Та фраза пришла ко мне во сне. Я проснулась среди ночи, встала, зажгла свет, записала эти слова и, успокоившись, снова легла спать.

Утром выхожу из дома пораньше, звоню из автомата. Холодно, ухо примерзает к трубке.

Толя уже за письменным столом.

— Запиши, пожалуйста, одну фразу, а созвонимся позже. Возможно, она выправит страницу.

Толя кое-что добавил, и в результате сцена зазвучала так:

Штальбе сказал моей матери:

— Твой внук ходил к партизанам. Если он покажет дорогу, то будет жить, если не покажет — умрет.

— Он не знает дороги к партизанам, — ответила мать.

И тогда Игорь закричал:

— Бабушка, я боюсь!

И мама ответила:

— Не бойся, Игорек, они тебе ничего не сделают, опусти голову и закрой глаза.

Игорь наклонил голову и зажмурился, палач поднял секиру и разрубил Игоря точно пополам, мастер был. Ударила кровь, но на палаче был кожаный фартук, и он не запачкался...

Только кончилась у нас летучка, звонит Рыбаков.
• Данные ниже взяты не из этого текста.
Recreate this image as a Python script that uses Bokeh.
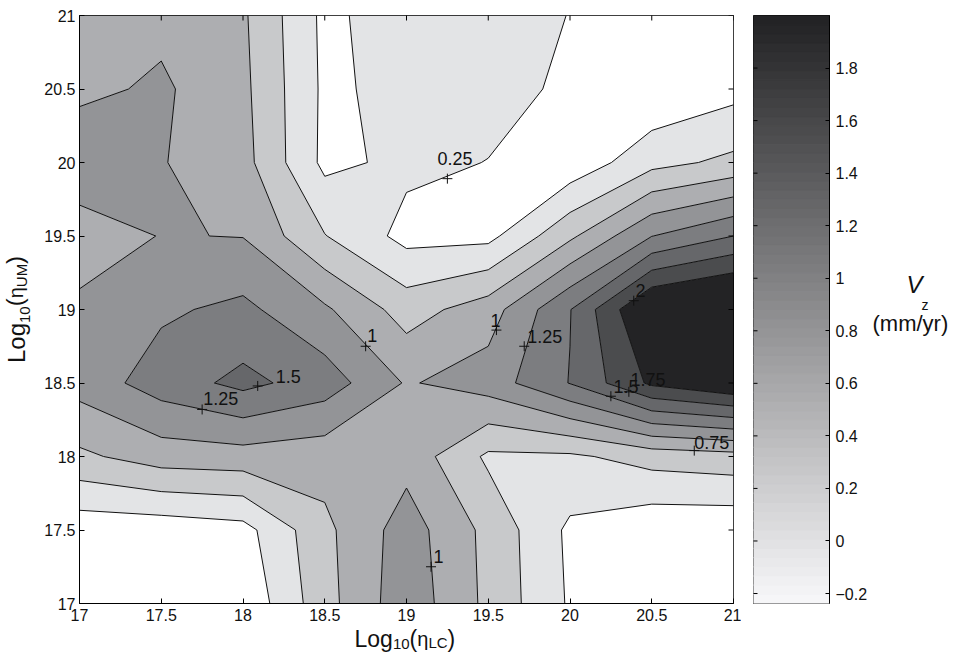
import math
import numpy as np
from bokeh.plotting import figure
from bokeh.models import Range1d, FixedTicker, ColumnDataSource
from bokeh.layouts import row, column
from bokeh.embed import file_html
from bokeh.resources import INLINE
from bokeh.core.properties import value

# ---------------- data ----------------
x_vals = [17.0, 17.5, 18.0, 18.5, 19.0, 19.5, 20.0, 20.5, 21.0]   # Log10(eta_LC)
y_vals = [17.0, 17.5, 18.0, 18.5, 19.0, 19.5, 20.0, 20.5, 21.0]   # Log10(eta_UM)

# Vz (mm/yr), one row per y value (bottom to top), one column per x value
vz_y17_0 = [-0.10, -0.05, 0.05, 0.66, 1.16, 0.69, 0.22, -0.10, -0.24]
vz_y17_5 = [0.085, 0.095, 0.16, 0.69, 1.12, 0.68, 0.20, 0.06, 0.05]
vz_y18_0 = [0.70, 0.87, 0.895, 0.85, 0.91, 0.455, 0.458, 0.60, 0.654]
vz_y18_5 = [1.10, 1.37, 1.57, 1.38, 0.977, 1.12, 1.51, 2.05, 2.25]
vz_y19_0 = [1.054, 1.21, 1.31, 1.04, 0.64, 0.88, 1.49, 2.33, 2.50]
vz_y19_5 = [0.862, 1.01, 0.993, 0.51, 0.17, 0.177, 0.70, 1.245, 1.50]
vz_y20_0 = [1.19, 1.014, 0.84, 0.19, 0.305, 0.245, 0.075, 0.42, 0.56]
vz_y20_5 = [0.94, 1.04, 0.81, 0.20, 0.33, 0.33, 0.21, 0.03, 0.165]
vz_y21_0 = [0.90, 0.935, 0.786, 0.19, 0.39, 0.35, 0.245, 0.05, 0.10]

contour_levels = [-1.0, 0.25, 0.5, 0.75, 1.0, 1.25, 1.5, 1.75, 2.0, 3.0]
band_colors = ["#ffffff", "#e3e4e6", "#c8c9cb", "#adaeb1", "#939497",
               "#7c7d80", "#66676a", "#4b4c4e", "#232325"]

tick_vals = [17.0, 17.5, 18.0, 18.5, 19.0, 19.5, 20.0, 20.5, 21.0]
tick_labels = ["17", "17.5", "18", "18.5", "19", "19.5", "20", "20.5", "21"]

cbar_ticks = [-0.2, 0.0, 0.2, 0.4, 0.6, 0.8, 1.0, 1.2, 1.4, 1.6, 1.8]
cbar_tick_labels = ["\u22120.2", "0", "0.2", "0.4", "0.6", "0.8", "1", "1.2", "1.4", "1.6", "1.8"]
cbar_min, cbar_max = -0.238, 2.0

# inline contour labels: text (lower-left corner of the text), "+" position
clabel_text = ["0.25", "1", "1.5", "1.25", "1", "1.25", "1.5", "1.75", "2", "0.75", "1"]
clabel_x = [19.19, 18.76, 18.20, 17.757, 19.514, 19.738, 20.266, 20.37, 20.40, 20.76, 19.165]
clabel_y = [19.98, 18.78, 18.495, 18.347, 18.88, 18.773, 18.427, 18.476, 19.08, 18.052, 17.272]
cmark_x = [19.25, 18.75, 18.09, 17.75, 19.55, 19.72, 20.25, 20.36, 20.39, 20.76, 19.15]
cmark_y = [19.89, 18.75, 18.48, 18.32, 18.86, 18.75, 18.41, 18.44, 19.06, 18.04, 17.25]

# axis titles, in pieces: (text, font px)
xtitle_parts = [("Log", 23), ("10", 15), ("(", 23), ("\u03b7", 20), ("LC", 15), (")", 23)]
ytitle_parts = [("Log", 24), ("10", 15), ("(", 24), ("\u03b7", 20), ("UM", 15), (")", 24)]
cbtitle_parts = [("V", 24, "italic"), ("z", 14, "normal"), ("(mm/yr)", 22, "normal")]

# ---------------- layout (page pixels) ----------------
FONT = "Liberation Sans"
PAGE_H = 652
FX0, FX1, FY0, FY1 = 79, 733, 15, 603      # main frame
CX0, CX1 = 753, 829                        # colour-bar frame
YL_W = 36                                  # y-title strip width
MAIN_W = 741 - YL_W                        # main figure width
MAIN_H = 626                               # main figure height
CB_W = 130
TT_W = 964 - 741 - CB_W - 1
BASE_SHIFT = 0.38                          # baseline correction, in em


def text_panel(width, height, xr, yr):
    f = figure(width=width, height=height, x_range=Range1d(*xr), y_range=Range1d(*yr),
               output_backend="svg", toolbar_location=None,
               x_axis_location=None, y_axis_location=None,
               min_border_left=0, min_border_right=0, min_border_top=0, min_border_bottom=0)
    f.grid.visible = False
    f.outline_line_color = None
    f.background_fill_color = "white"
    f.border_fill_color = "white"
    return f


# ---------------- main contour figure ----------------
Z = np.array([vz_y17_0, vz_y17_5, vz_y18_0, vz_y18_5, vz_y19_0,
              vz_y19_5, vz_y20_0, vz_y20_5, vz_y21_0])

p = figure(width=MAIN_W, height=MAIN_H,
           x_range=Range1d(x_vals[0], x_vals[-1]), y_range=Range1d(y_vals[0], y_vals[-1]),
           output_backend="svg", toolbar_location=None,
           min_border_left=FX0 - YL_W, min_border_right=YL_W + MAIN_W - FX1,
           min_border_top=FY0, min_border_bottom=MAIN_H - FY1)
p.grid.visible = False
p.outline_line_color = "black"
p.outline_line_width = 1
p.background_fill_color = "white"
p.border_fill_color = "white"

overrides = dict(zip(tick_vals, tick_labels))
for ax, standoff in ((p.xaxis[0], 5), (p.yaxis[0], 4)):
    ax.ticker = FixedTicker(ticks=tick_vals)
    ax.major_label_overrides = overrides
    ax.major_tick_in = 5
    ax.major_tick_out = 0
    ax.minor_tick_in = 0
    ax.minor_tick_out = 0
    ax.axis_line_color = "black"
    ax.major_tick_line_color = "black"
    ax.major_label_text_font = FONT
    ax.major_label_text_color = "#111111"
    ax.major_label_text_font_size = "16px"
    ax.major_label_standoff = standoff

p.contour(x=x_vals, y=y_vals, z=Z, levels=contour_levels,
          fill_color=band_colors, line_color="#111111", line_width=1)

# inward ticks on the top and right edges (outer half is clipped by the frame)
p.scatter(x=tick_vals, y=[y_vals[-1]] * len(tick_vals), marker="dash", angle=math.pi / 2,
          size=10, line_color="black", line_width=1)
p.scatter(x=[x_vals[-1]] * len(tick_vals), y=tick_vals, marker="dash",
          size=10, line_color="black", line_width=1)

lab_src = ColumnDataSource(dict(x=clabel_x, y=clabel_y, text=clabel_text))
p.text(x="x", y="y", text="text", source=lab_src, text_font=value(FONT),
       text_font_size="18px", text_color="#111111", y_offset=-BASE_SHIFT * 18,
       text_align="left", text_baseline="alphabetic")
p.scatter(cmark_x, cmark_y, marker="cross", size=10, line_color="#111111", line_width=1)

# ---------------- x title strip (frame shares p's horizontal extent) ----------------
fx = text_panel(MAIN_W, PAGE_H - MAIN_H, (FX0, FX1), (0, PAGE_H - MAIN_H))
x_left = [354, 392.4, 409.1, 416.8, 427.9, 447.1]
x_base = [647, 649, 647, 646, 648, 647]
fx.text(x=x_left, y=[PAGE_H - b for b in x_base], text=[t for t, _ in xtitle_parts],
        text_font_size=[f"{s}px" for _, s in xtitle_parts], text_font=value(FONT),
        y_offset=[-BASE_SHIFT * s for _, s in xtitle_parts],
        text_color="#111111", text_align="left", text_baseline="alphabetic")

# ---------------- y title strip (rotated, reads upward; frame shares p's vertical extent) ----
fy = text_panel(YL_W, PAGE_H, (0, YL_W), (PAGE_H - FY1, PAGE_H - FY0))
y_start = [362.5, 322.5, 305.8, 297.8, 286.7, 263.4]
y_base = [25, 30, 23, 23, 27, 23]
fy.text(x=y_base, y=[PAGE_H - s for s in y_start], text=[t for t, _ in ytitle_parts],
        text_font_size=[f"{s}px" for _, s in ytitle_parts], text_font=value(FONT),
        x_offset=[-BASE_SHIFT * s for _, s in ytitle_parts],
        angle=math.pi / 2, text_color="#111111", text_align="left", text_baseline="alphabetic")

# ---------------- colour bar ----------------
p2 = figure(width=CB_W, height=PAGE_H,
            x_range=Range1d(0, 1), y_range=Range1d(cbar_min, cbar_max),
            output_backend="svg", toolbar_location=None,
            x_axis_location=None, y_axis_location="right",
            min_border_left=CX0 - 741, min_border_right=CB_W - (CX0 - 741) - (CX1 - CX0),
            min_border_top=FY0, min_border_bottom=PAGE_H - FY1)
p2.grid.visible = False
p2.outline_line_color = "black"
p2.background_fill_color = "white"
p2.border_fill_color = "white"

edges = np.linspace(cbar_min, cbar_max, 65)
mids = (edges[:-1] + edges[1:]) / 2
light, dark = 248, 33


def gray(v):
    g = int(round(light - (v - cbar_min) / (cbar_max - cbar_min) * (light - dark)))
    return "#%02x%02x%02x" % (g, g, min(255, g + 2))


cb_cols = [gray(v) for v in mids]
p2.quad(left=0, right=1, bottom=edges[:-1], top=edges[1:],
        fill_color=cb_cols, line_color=cb_cols, line_width=1)

cax = p2.yaxis[0]
cax.ticker = FixedTicker(ticks=cbar_ticks)
cax.major_label_overrides = dict(zip(cbar_ticks, cbar_tick_labels))
cax.major_tick_in = 4
cax.major_tick_out = 0
cax.minor_tick_in = 0
cax.minor_tick_out = 0
cax.axis_line_color = "black"
cax.major_tick_line_color = "black"
cax.major_label_text_font = FONT
cax.major_label_text_color = "#111111"
cax.major_label_text_font_size = "16px"
cax.major_label_standoff = 6
p2.scatter(x=[0] * len(cbar_ticks), y=cbar_ticks, marker="dash", size=8,
           line_color="black", line_width=1)

# ---------------- colour-bar title strip (frame shares p's vertical extent) ----------------
ft = text_panel(TT_W, PAGE_H, (741 + CB_W, 741 + CB_W + TT_W), (PAGE_H - FY1, PAGE_H - FY0))
t_left = [906, 921, 872]
t_base = [293, 310, 331]
ft.text(x=t_left, y=[PAGE_H - b for b in t_base], text=[t for t, _, _ in cbtitle_parts],
        text_font_size=[f"{s}px" for _, s, _ in cbtitle_parts],
        text_font_style=[st for _, _, st in cbtitle_parts], text_font=value(FONT),
        y_offset=[-BASE_SHIFT * s for _, s, _ in cbtitle_parts],
        text_color="#111111", text_align="left", text_baseline="alphabetic")

layout = row(fy, column(p, fx), p2, ft)
open("out.html", "w").write(file_html(layout, INLINE))
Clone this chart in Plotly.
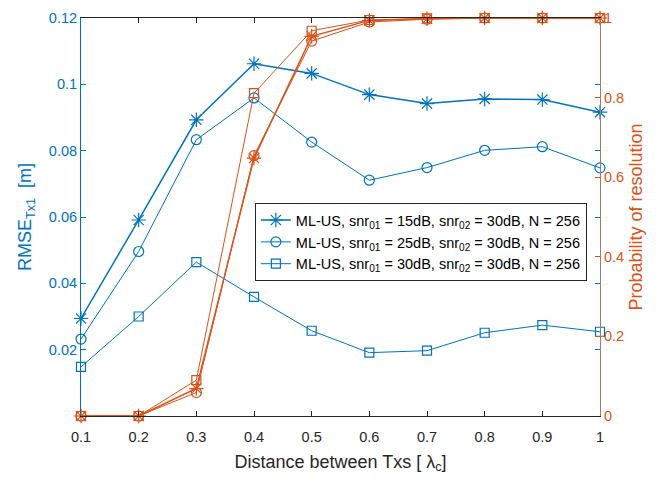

— Таня, ты не могла бы уйти с работы часа в два, мы бы пообедали вместе и обсудили кое-что очень важное для меня.

— В два слишком рано, давай так: я буду в ресторане около трех. А ты езжай туда прямо с дачи, я найду тебя в зале.

В три я уже на месте.

<...>

Вижу: не решается начать разговор.

Лицо смущенное. Вообще-то увидеть смущение на лице Рыбакова, это все равно, что увидеть «в музее, — как писал поэт, — плачущего большевика». Не в его характере, возможно, он и бывает смущен, но лицо всегда сохраняет достоинство. Тем не менее...

— Обещай, — просит, — что не будешь смеяться...

Киваю головой.

— Видишь ли в чем дело, — говорит, — я не могу убить Рахиль (пауза). У меня не поднимается рука. Она выведет людей из гетто, приведет их в лес, и там исчезнет, растворится в воздухе. Это, конечно, все схематично пока... (Пауза) Ну, как тебе? Что скажешь?

Я в ошеломлении: реалист Рыбаков вдруг ударяется в мистику. Но это, действительно, потрясающее решение. Так и говорю.

Он смотрит на меня в упор:

— Тебе правда нравится этот ход?

— Конечно же! Он поднимает роман на совсем иной уровень. Это замечательный ход! Мне очень нравится, уверяю тебя!

— Но над этой главой я посижу, будь к этому готова. Тут написать надо так, чтобы дух захватывало. (К слову сказать, в той заключительной главе я не тронула ни слова, не было в том нужды.)